MA: About the time that Anne died, an old friend of mine from Saskatoon by the name of Greg Wirick lost his battle with AIDS. I was thinking about the two of them, and about Caroline Heath, who had died at a bitterly early age from breast cancer, and I realized that my younger self—the teenager who had become their friend—didn’t exist anymore. Who am I now? What relationship does this “I” have to the boy who was shaped and sharpened by Saskatoon, yet who left the place as soon as he could? Is my younger self also a kind of ghost? That’s what the poem tries to explore.
SC: How did this manuscript for When Earth Leaps Up come into being? Did you have to cull the archives for material? Did the manuscript exist as a complete draft already?
MA: Shortly after Anne’s death, when I was in Saskatoon for the funeral, I found a number of diskettes beside her computer.

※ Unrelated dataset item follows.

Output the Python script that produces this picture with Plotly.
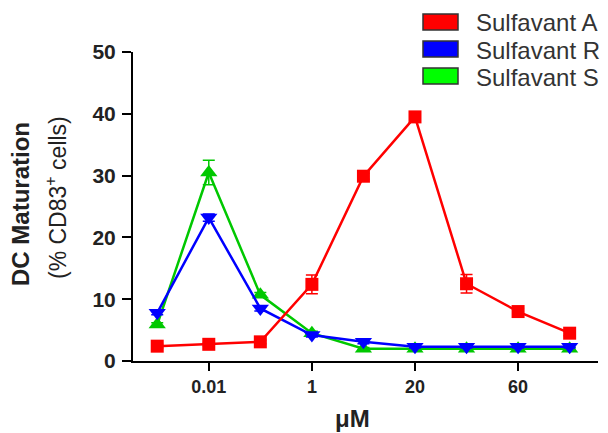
import plotly.graph_objects as go

x_idx = [0, 1, 2, 3, 4, 5, 6, 7, 8]
tick_pos = [1, 3, 5, 7]
tick_labels = ["0.01", "1", "20", "60"]

series_names = ["Sulfavant A", "Sulfavant R", "Sulfavant S"]
vals_A = [2.4, 2.7, 3.1, 12.4, 29.9, 39.5, 12.5, 8.0, 4.5]
err_A = [0.3, 0.3, 0.3, 1.5, 0.5, 0.7, 1.5, 0.5, 0.4]
vals_R = [7.8, 23.2, 8.5, 4.2, 3.1, 2.3, 2.3, 2.3, 2.3]
err_R = [0.3, 0.6, 0.4, 0.3, 0.3, 0.2, 0.2, 0.2, 0.2]
vals_S = [5.9, 30.5, 10.7, 4.5, 2.0, 2.0, 2.0, 2.0, 2.0]
err_S = [0.3, 2.0, 0.4, 0.3, 0.2, 0.2, 0.2, 0.2, 0.2]

x_title = "μM"
y_title_1 = "DC Maturation"
y_title_2 = "(% CD83<sup>+</sup> cells)"

colors = {"A": "#ff0000", "R": "#0000ff", "S": "#00c800"}
legend_fill = ["#ff0000", "#0000ff", "#00ff00"]

font = "Liberation Sans, Arial, sans-serif"
txt = "#222222"

fig = go.Figure()

def add(vals, err, color, symbol, size):
    fig.add_trace(go.Scatter(
        x=x_idx, y=vals, mode="lines+markers",
        line=dict(color=color, width=2.5),
        marker=dict(symbol=symbol, size=size, color=color),
        error_y=dict(type="data", array=err, color=color, thickness=1.5, width=6),
        showlegend=False, cliponaxis=False,
    ))

add(vals_S, err_S, colors["S"], "triangle-up", 15)
add(vals_R, err_R, colors["R"], "triangle-down", 15)
add(vals_A, err_A, colors["A"], "square", 13)

# Page body has an 8px offset; figure coordinates = screen - 8
OFF = 8
W, H = 600, 425
ml, mr, mt, mb = 125, 10, 44, 72
pw, ph = W - ml - mr, H - mt - mb

def px_to_paper(sx, sy):
    fx, fy = sx - OFF, sy - OFF
    return (fx - ml) / pw, 1 - (fy - mt) / ph

row_centers = [22, 49, 76]
for name, fillc, cy in zip(series_names, legend_fill, row_centers):
    x0, ytop = px_to_paper(423, cy - 8)
    x1, ybot = px_to_paper(458, cy + 8)
    fig.add_shape(type="rect", xref="paper", yref="paper",
                  x0=x0, x1=x1, y0=ybot, y1=ytop,
                  fillcolor=fillc, line=dict(color="#333333", width=1.5))
    tx, ty = px_to_paper(474, cy + 1)
    fig.add_annotation(xref="paper", yref="paper", x=tx, y=ty,
                       text=name, showarrow=False, xanchor="left", yanchor="middle",
                       font=dict(family=font, size=24, color="#333333"))

# Axis titles
ax, ay = px_to_paper(352, 418)
fig.add_annotation(xref="paper", yref="paper", x=ax, y=ay, text=x_title,
                   showarrow=False, xanchor="center", yanchor="middle",
                   font=dict(family=font, size=24, color=txt, weight="bold"))
t1x, t1y = px_to_paper(21, 204)
fig.add_annotation(xref="paper", yref="paper", x=t1x, y=t1y, text=y_title_1,
                   showarrow=False, textangle=-90, xanchor="center", yanchor="middle",
                   font=dict(family=font, size=24, color=txt, weight="bold"))
t2x, t2y = px_to_paper(56, 198)
fig.add_annotation(xref="paper", yref="paper", x=t2x, y=t2y, text=y_title_2,
                   showarrow=False, textangle=-90, xanchor="center", yanchor="middle",
                   font=dict(family=font, size=23, color=txt))

fig.update_layout(
    width=W, height=H,
    margin=dict(l=ml, r=mr, t=mt, b=mb, autoexpand=False),
    paper_bgcolor="white", plot_bgcolor="white",
    font=dict(family=font, color=txt),
)
fig.update_xaxes(
    range=[-0.47, 8.55], tickmode="array", tickvals=tick_pos, ticktext=tick_labels,
    showgrid=False, zeroline=False, showline=True, linecolor="black", linewidth=2,
    ticks="outside", ticklen=8, tickwidth=2, tickcolor="black",
    tickfont=dict(family=font, size=18, color=txt, weight="bold"),
    automargin=False,
)
fig.update_yaxes(
    range=[0, 50], tickvals=[0, 10, 20, 30, 40, 50],
    showgrid=False, zeroline=False, showline=True, linecolor="black", linewidth=2,
    ticks="outside", ticklen=9, tickwidth=2, tickcolor="black",
    tickfont=dict(family=font, size=21, color=txt, weight="bold"),
    ticklabelstandoff=2,
    automargin=False,
)

fig.write_html("out.html")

One of them was labelled Poems, and it contained 22 new pieces of work. So although this wasn’t enough for a complete manuscript, it formed a very good basis—the frame of a collection, let’s say. It seemed clear that Anne wanted these poems to be published: they weren’t anything she was trying to hide. The other 18 pieces came from various sources: typescripts and manuscripts in her home; the University of Regina archives; two late, small books that Hagios Press in Saskatoon had published; and a few other published sources of greater or lesser obscurity.
I guess I could have decided to publish nothing. That would have been a legitimate option. But I never seriously considered it. If silence is what Anne had wanted, she wouldn’t have needed a literary executor—or she would have left some kind of note indicating as much. I don’t recall Anne’s family asking me outright to embark on the project, though I think they must have expected it. And I expected it of myself.
SC: What were some of the challenges you faced in readying this manuscript for publication?
MA: Apart from the issue of finding time to do the job well, the main difficulty was that some of the poems exist in different versions. The typescripts don’t always match the diskettes. Something that was published in one place may have been revised a couple of years later. And even though Anne had made a concerted attempt to tidy up her files, the effort was, let’s say, incomplete. She almost never dated her work, which didn’t help matters. Several times I thought I’d made a great discovery, only to find that the poem had been included, in a somewhat different form, in one of her earlier books.